Iran reiterated its readiness to discuss this initiative after Joe Biden won the U.S. election in November. Instead of welcoming the Iranian initiative for peace, the Saudis asked the negotiating partners of Iran to include them in the Vienna talks, a demand that elicited a response from Zarif in December last year. 

“Dear neighbors Why ask US/E3 for inclusion in talks with Iran when: a) There won't be ANY talks about OUR region with them as they're the problem themselves b) We can speak directly about our region without outside meddling. Hormuz Peace Endeavor (HOPE) is still on the table,” Zarif tweeted on December 8 after Saudi Arabia and its allies in the region called on the U.S. to include them in any future talks with Iran.
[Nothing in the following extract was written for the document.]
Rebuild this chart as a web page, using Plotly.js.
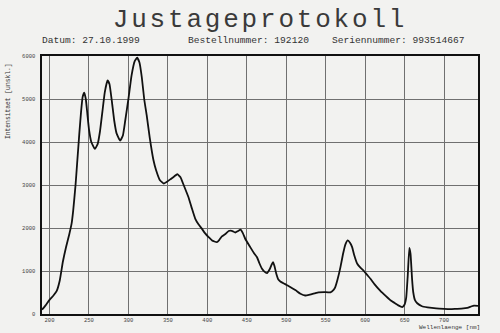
<!DOCTYPE html>
<html>
<head>
<meta charset="utf-8">
<script src="https://cdn.plot.ly/plotly-3.0.1.min.js"></script>
<style>html,body{margin:0;padding:0;background:#f2f2f0;}#chart{width:500px;height:333px;}</style>
</head>
<body>
<div id="chart"></div>
<script>
const chartTitle = "Justageprotokoll";
const headerTexts = ["Datum: 27.10.1999", "Bestellnummer: 192120", "Seriennummer: 993514667"];
const xAxisTitle = "Wellenlaenge [nm]";
const yAxisTitle = "Intensitaet [unskl.]";
const xTicks = [200, 250, 300, 350, 400, 450, 500, 550, 600, 650, 700];
const yTicks = [0, 1000, 2000, 3000, 4000, 5000, 6000];

const wavelength = [190.5,195,200,205,209,213,217,221,225,228,230,233,235,237.8,240,242,244,246,248,250,253,257.5,261,264,267,270,273.5,276,279,282,285,289.5,293,296,300,304,308,311,314,317,320,323.4,327,331.7,335,340,345,349,353,358,362,366,370,376,380,384.6,389,393,397,401.5,406,412,415,418.5,423,427,431,435.4,439,442,445,448,454.4,459,463,466,469.3,472,475.6,479,481.5,483.2,485,487.4,490,492.5,498,505,512,518,524,530,536,541,548,556,560,562,565,568.7,572,575,578,581,583.5,586,590,594,598,602,606.7,612,619,626,632,637,642,647,650,652,654,656,657.5,659.5,661,663,666,672,679,690,700,708,715,722,729.5,735,738,743];
const intensity = [100,200,330,430,530,780,1220,1560,1850,2100,2400,3000,3500,4200,4700,5050,5150,5000,4650,4300,4000,3840,3950,4250,4700,5150,5430,5350,4950,4500,4200,4030,4150,4500,5000,5550,5880,5960,5850,5500,5000,4590,4100,3580,3350,3110,3035,3075,3130,3200,3250,3180,3000,2720,2480,2220,2080,1985,1880,1790,1710,1670,1720,1805,1860,1930,1935,1895,1930,1960,1880,1750,1555,1420,1320,1180,1050,990,950,1040,1150,1205,1120,935,800,755,700,630,550,470,430,450,480,505,510,505,560,620,800,1090,1400,1620,1710,1650,1555,1380,1170,1080,1010,920,820,690,545,420,320,260,200,160,220,380,900,1540,1400,800,500,330,250,180,155,130,120,115,120,125,140,180,195,190];

const mono = "Liberation Mono, DejaVu Sans Mono, monospace";
const L = 42, R = 478, T = 56, B = 314;
const px = x => (x - L) / (R - L);
const py = y => (B - y) / (B - T);

const trace = {
  x: wavelength, y: intensity, type: 'scatter', mode: 'lines',
  line: {color: '#111', width: 1.8, shape: 'spline', smoothing: 0.4},
  hoverinfo: 'skip'
};

const axisCommon = {
  showgrid: true, gridcolor: '#707070', gridwidth: 1,
  showline: true, linecolor: '#111', linewidth: 1.6, mirror: true,
  zeroline: false, ticks: '', tickfont: {family: mono, size: 5.5, color: '#444'}
};

const hdrFont = {family: mono, size: 9.6, color: '#333'};

const layout = {
  width: 500, height: 333,
  margin: {l: L, r: 500 - R, t: T, b: 333 - B, pad: 0},
  paper_bgcolor: '#f2f2f0', plot_bgcolor: '#f2f2f0',
  showlegend: false,
  title: {text: chartTitle, font: {family: mono, size: 26, color: '#3a3a3a'},
          x: 0.5, xref: 'paper', xanchor: 'center', y: 1 - 18/333, yref: 'container', yanchor: 'middle'},
  xaxis: Object.assign({}, axisCommon, {range: [190.5, 743], tickvals: xTicks, ticktext: xTicks.map(String), ticklabelstandoff: 0}),
  yaxis: Object.assign({}, axisCommon, {range: [0, 6000], tickvals: yTicks, ticktext: yTicks.map(String), ticklabelstandoff: 4}),
  annotations: [
    {text: headerTexts[0], x: px(40), y: py(41), xref: 'paper', yref: 'paper', xanchor: 'left', yanchor: 'middle', showarrow: false, font: hdrFont},
    {text: headerTexts[1], x: px(186), y: py(41), xref: 'paper', yref: 'paper', xanchor: 'left', yanchor: 'middle', showarrow: false, font: hdrFont},
    {text: headerTexts[2], x: px(330), y: py(41), xref: 'paper', yref: 'paper', xanchor: 'left', yanchor: 'middle', showarrow: false, font: hdrFont},
    {text: xAxisTitle, x: px(449), y: py(327.5), xref: 'paper', yref: 'paper', xanchor: 'center', yanchor: 'middle', showarrow: false, font: {family: mono, size: 6, color: '#333'}},
    {text: yAxisTitle, x: px(8), y: py(101), xref: 'paper', yref: 'paper', xanchor: 'center', yanchor: 'middle', textangle: -90, showarrow: false, font: {family: mono, size: 6.3, color: '#333'}}
  ]
};

Plotly.newPlot('chart', [trace], layout, {staticPlot: true, displayModeBar: false}).then(() => {
  document.querySelectorAll('.gtitle').forEach(t => { t.style.letterSpacing = '2.8px'; });
});
</script>
</body>
</html>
In addition, the top Iranian diplomat also welcomed a proposal by Qatar on launching dialogue between Iran and the Persian Gulf Cooperation Council.

Qatari Foreign Minister Sheikh Mohammed bin Abdulrahman Al Thani has expressed hope that a summit between leaders of the six-member Persian Gulf Cooperation Council and Iran would happen.
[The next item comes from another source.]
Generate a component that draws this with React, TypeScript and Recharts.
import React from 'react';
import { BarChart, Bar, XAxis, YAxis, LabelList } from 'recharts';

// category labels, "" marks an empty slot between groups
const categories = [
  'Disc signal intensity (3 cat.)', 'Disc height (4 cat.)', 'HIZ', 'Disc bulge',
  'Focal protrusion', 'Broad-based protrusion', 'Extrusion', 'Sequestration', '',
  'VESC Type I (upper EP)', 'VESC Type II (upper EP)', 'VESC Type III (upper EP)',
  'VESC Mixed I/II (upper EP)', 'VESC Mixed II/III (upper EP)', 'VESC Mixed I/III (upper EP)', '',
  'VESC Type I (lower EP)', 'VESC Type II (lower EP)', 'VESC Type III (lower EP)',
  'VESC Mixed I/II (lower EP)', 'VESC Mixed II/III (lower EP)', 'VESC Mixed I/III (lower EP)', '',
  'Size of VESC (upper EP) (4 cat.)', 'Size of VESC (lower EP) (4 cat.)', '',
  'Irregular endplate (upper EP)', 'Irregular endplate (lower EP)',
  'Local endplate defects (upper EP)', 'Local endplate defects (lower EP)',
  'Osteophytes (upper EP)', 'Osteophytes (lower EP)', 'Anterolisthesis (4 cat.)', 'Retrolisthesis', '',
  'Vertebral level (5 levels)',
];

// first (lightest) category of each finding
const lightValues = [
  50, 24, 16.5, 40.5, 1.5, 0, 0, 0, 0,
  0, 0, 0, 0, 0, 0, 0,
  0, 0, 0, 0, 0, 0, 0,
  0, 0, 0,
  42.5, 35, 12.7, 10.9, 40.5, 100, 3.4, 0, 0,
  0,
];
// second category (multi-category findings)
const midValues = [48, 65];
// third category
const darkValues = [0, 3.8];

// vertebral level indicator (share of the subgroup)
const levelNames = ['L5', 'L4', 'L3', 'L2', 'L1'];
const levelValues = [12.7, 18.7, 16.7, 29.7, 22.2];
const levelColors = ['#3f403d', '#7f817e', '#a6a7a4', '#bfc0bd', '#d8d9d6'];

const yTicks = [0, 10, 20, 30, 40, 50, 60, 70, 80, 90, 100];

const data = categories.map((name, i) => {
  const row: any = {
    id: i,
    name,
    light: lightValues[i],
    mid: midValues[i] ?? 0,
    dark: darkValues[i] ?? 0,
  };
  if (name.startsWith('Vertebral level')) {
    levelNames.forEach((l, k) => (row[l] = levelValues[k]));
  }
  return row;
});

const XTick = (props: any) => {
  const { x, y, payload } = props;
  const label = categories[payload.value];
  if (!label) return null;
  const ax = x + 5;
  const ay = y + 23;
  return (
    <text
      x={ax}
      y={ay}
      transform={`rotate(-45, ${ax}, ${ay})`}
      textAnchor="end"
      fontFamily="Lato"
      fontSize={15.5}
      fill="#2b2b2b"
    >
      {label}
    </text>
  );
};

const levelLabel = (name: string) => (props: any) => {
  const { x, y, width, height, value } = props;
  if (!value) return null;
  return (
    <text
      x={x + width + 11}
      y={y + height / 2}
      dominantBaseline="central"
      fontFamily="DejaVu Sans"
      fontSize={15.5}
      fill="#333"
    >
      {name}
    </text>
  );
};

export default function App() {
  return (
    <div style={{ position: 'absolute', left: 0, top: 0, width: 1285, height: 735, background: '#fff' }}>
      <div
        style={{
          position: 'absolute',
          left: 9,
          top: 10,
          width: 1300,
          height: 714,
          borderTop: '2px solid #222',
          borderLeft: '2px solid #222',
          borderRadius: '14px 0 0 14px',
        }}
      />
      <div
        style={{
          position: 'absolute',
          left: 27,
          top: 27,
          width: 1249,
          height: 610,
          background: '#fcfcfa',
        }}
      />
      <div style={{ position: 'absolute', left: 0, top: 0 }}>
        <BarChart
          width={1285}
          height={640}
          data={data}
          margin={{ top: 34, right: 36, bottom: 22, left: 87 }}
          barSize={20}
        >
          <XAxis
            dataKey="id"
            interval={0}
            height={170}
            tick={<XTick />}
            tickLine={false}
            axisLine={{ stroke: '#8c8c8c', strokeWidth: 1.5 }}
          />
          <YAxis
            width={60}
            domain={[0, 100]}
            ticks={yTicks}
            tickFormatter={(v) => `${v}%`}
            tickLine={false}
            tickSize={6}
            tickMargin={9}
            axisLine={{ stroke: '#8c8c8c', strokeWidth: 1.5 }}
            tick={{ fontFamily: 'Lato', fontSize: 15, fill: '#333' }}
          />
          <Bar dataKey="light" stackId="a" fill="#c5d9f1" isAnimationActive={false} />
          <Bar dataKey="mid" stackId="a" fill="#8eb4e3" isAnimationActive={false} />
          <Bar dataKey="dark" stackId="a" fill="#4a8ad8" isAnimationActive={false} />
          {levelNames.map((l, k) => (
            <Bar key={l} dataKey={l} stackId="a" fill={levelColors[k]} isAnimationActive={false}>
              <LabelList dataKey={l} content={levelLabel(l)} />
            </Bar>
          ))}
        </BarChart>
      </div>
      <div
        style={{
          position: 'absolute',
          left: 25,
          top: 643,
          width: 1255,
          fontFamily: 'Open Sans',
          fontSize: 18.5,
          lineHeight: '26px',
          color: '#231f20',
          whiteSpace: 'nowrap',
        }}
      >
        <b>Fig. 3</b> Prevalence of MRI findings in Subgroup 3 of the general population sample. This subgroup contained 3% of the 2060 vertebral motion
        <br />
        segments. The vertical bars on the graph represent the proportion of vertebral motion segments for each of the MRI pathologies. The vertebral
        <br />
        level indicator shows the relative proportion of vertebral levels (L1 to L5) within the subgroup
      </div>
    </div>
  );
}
“We are hopeful that this [summit] would happen and we still believe that this should happen. And I think this is also a desire that being shared among the other GCC countries. I just mentioned to you that there is a difference between the countries on the way how to approach such a dialogue. Also from the Iranian side. They have expressed their willingness several times to engage with the GCC countries,” the Qatari foreign minister said in an interview with Bloomberg TV in January. 

Zarif positively responded to the Qatar proposal. “Iran welcomes my brother FM @MBA_AlThani_'s call for inclusive dialogue in our region. As we have consistently emphasized, the solution to our challenges lies in collaboration to jointly form a 'strong region': peaceful, stable, prosperous & free from global or regional hegemony,” he tweeted on January 19.

During his visit to Qatar and Iraq, Zarif is likely to call for regional dialogue. Whether the Saudis welcome this call remains to be seen. But this time, Iran seems to be serious in soothing the concerns of some of its neighbors.